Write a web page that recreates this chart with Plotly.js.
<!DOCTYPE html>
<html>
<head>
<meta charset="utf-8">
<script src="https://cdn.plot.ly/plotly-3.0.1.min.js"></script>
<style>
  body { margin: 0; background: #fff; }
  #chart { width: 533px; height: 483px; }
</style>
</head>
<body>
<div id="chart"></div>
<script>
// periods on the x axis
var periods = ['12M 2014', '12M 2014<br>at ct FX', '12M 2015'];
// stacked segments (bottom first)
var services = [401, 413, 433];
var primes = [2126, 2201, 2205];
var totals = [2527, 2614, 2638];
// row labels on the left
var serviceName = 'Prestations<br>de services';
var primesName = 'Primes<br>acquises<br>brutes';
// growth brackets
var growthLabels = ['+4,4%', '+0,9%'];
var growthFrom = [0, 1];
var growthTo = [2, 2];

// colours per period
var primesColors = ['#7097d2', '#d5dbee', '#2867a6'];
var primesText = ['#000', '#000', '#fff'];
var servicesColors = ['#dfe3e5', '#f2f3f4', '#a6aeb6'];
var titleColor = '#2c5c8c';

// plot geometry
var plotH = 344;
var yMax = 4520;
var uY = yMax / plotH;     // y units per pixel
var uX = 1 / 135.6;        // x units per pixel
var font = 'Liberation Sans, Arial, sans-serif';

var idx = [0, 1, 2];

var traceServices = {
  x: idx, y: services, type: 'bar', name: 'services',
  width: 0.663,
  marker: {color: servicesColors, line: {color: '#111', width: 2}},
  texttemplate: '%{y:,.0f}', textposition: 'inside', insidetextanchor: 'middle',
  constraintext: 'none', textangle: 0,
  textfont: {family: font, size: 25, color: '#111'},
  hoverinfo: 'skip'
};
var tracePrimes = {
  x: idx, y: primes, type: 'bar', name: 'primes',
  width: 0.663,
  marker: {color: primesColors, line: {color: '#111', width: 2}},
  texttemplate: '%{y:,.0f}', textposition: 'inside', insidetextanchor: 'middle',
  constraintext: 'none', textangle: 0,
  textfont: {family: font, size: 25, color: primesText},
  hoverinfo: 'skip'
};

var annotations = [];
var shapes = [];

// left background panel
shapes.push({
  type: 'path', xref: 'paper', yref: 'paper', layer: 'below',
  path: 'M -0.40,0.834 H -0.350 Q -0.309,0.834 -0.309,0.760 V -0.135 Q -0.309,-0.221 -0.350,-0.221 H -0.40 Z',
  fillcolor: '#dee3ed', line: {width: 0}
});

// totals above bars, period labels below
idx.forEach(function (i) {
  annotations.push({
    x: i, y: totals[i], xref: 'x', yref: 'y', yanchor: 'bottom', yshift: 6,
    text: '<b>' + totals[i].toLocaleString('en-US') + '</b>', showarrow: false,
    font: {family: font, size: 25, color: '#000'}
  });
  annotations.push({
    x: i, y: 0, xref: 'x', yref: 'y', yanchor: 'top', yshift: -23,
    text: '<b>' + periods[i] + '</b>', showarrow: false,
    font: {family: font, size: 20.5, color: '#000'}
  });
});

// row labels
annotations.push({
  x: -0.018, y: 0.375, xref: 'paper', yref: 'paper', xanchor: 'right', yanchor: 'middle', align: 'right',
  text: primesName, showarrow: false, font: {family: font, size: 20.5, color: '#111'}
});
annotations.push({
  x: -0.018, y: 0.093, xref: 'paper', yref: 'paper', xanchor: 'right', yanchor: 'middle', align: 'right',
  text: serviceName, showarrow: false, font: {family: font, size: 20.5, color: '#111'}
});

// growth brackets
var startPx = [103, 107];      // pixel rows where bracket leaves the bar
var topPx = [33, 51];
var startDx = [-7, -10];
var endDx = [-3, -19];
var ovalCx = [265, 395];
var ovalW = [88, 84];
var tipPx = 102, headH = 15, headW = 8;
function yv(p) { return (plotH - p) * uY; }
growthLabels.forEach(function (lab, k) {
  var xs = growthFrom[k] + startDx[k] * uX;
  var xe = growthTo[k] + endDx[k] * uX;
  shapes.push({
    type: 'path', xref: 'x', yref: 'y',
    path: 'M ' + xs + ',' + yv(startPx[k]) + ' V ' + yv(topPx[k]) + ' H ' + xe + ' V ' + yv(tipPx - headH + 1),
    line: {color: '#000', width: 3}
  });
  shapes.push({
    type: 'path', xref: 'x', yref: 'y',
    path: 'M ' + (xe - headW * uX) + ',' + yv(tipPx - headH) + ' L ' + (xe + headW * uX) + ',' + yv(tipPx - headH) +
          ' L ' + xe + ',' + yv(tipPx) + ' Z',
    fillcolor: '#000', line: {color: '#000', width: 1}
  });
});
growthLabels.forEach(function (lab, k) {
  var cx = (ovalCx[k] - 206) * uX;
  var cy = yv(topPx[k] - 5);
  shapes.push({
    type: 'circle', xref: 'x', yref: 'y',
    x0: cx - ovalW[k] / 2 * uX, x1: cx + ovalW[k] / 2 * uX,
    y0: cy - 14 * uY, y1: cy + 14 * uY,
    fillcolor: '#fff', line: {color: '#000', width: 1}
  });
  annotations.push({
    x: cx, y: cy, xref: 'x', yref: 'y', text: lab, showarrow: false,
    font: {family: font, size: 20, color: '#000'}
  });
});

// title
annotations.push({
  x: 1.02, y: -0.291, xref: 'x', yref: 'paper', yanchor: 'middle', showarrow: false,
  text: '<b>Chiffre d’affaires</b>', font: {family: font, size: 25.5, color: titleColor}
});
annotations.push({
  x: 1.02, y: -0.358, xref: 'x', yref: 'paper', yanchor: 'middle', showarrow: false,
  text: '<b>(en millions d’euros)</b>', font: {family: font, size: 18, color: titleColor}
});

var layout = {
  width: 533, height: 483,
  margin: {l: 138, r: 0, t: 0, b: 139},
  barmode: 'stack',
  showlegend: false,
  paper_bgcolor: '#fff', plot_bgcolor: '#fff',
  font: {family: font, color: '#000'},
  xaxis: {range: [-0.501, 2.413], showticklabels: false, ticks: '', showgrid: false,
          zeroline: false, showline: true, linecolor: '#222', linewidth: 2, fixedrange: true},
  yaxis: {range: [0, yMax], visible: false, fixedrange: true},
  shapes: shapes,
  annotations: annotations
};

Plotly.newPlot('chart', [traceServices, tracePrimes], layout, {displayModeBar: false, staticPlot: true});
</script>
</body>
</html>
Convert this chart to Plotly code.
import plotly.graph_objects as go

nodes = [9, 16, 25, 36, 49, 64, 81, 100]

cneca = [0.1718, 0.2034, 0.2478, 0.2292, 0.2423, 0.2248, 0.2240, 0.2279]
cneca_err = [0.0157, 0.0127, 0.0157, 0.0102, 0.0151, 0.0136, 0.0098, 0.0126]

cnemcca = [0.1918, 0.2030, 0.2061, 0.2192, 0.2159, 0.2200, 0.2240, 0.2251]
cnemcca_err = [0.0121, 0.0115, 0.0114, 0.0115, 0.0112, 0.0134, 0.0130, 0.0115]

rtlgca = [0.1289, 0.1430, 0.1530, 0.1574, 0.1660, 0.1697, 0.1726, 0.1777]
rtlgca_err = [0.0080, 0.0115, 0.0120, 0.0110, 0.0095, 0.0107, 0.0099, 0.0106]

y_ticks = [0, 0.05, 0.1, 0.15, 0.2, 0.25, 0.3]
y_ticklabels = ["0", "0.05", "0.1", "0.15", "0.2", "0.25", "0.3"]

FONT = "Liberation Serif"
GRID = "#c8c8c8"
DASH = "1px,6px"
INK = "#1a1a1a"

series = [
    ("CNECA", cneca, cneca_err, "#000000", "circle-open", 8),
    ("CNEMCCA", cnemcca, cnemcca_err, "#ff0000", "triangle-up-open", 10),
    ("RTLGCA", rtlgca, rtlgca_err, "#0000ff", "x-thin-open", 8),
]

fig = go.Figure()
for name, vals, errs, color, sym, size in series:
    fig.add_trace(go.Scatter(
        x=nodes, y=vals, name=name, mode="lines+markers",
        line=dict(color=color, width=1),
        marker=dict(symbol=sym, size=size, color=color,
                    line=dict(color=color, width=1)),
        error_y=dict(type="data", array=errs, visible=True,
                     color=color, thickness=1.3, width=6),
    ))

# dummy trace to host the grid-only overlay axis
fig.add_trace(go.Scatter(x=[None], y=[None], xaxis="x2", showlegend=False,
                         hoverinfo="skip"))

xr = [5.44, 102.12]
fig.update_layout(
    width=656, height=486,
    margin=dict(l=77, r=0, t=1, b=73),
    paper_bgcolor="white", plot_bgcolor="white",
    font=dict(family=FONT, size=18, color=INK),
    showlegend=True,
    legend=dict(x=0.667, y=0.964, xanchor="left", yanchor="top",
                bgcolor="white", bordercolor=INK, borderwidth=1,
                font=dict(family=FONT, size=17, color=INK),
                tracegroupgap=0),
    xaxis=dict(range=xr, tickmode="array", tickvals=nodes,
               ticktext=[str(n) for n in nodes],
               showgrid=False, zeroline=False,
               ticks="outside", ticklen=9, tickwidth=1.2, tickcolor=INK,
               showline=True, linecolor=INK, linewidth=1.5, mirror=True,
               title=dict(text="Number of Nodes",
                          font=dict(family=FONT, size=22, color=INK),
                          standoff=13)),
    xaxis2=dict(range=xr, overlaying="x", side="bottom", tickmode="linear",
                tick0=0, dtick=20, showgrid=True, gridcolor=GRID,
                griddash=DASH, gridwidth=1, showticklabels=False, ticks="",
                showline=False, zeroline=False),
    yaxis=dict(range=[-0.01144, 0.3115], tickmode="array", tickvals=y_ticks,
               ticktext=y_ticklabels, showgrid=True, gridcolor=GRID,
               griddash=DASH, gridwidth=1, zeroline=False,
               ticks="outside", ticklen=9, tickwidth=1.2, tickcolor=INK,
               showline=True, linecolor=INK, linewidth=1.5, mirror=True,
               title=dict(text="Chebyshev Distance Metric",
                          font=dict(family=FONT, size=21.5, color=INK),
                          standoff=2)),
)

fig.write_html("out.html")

(Problem): Reproduce the entries exactly, starting at their first line and stopping after the line with "var idx = [0, 1, 2];".

(Exercise response):
Write a web page that recreates this chart with Plotly.js.
<!DOCTYPE html>
<html>
<head>
<meta charset="utf-8">
<script src="https://cdn.plot.ly/plotly-3.0.1.min.js"></script>
<style>
  body { margin: 0; background: #fff; }
  #chart { width: 533px; height: 483px; }
</style>
</head>
<body>
<div id="chart"></div>
<script>
// periods on the x axis
var periods = ['12M 2014', '12M 2014<br>at ct FX', '12M 2015'];
// stacked segments (bottom first)
var services = [401, 413, 433];
var primes = [2126, 2201, 2205];
var totals = [2527, 2614, 2638];
// row labels on the left
var serviceName = 'Prestations<br>de services';
var primesName = 'Primes<br>acquises<br>brutes';
// growth brackets
var growthLabels = ['+4,4%', '+0,9%'];
var growthFrom = [0, 1];
var growthTo = [2, 2];

// colours per period
var primesColors = ['#7097d2', '#d5dbee', '#2867a6'];
var primesText = ['#000', '#000', '#fff'];
var servicesColors = ['#dfe3e5', '#f2f3f4', '#a6aeb6'];
var titleColor = '#2c5c8c';

// plot geometry
var plotH = 344;
var yMax = 4520;
var uY = yMax / plotH;     // y units per pixel
var uX = 1 / 135.6;        // x units per pixel
var font = 'Liberation Sans, Arial, sans-serif';

var idx = [0, 1, 2];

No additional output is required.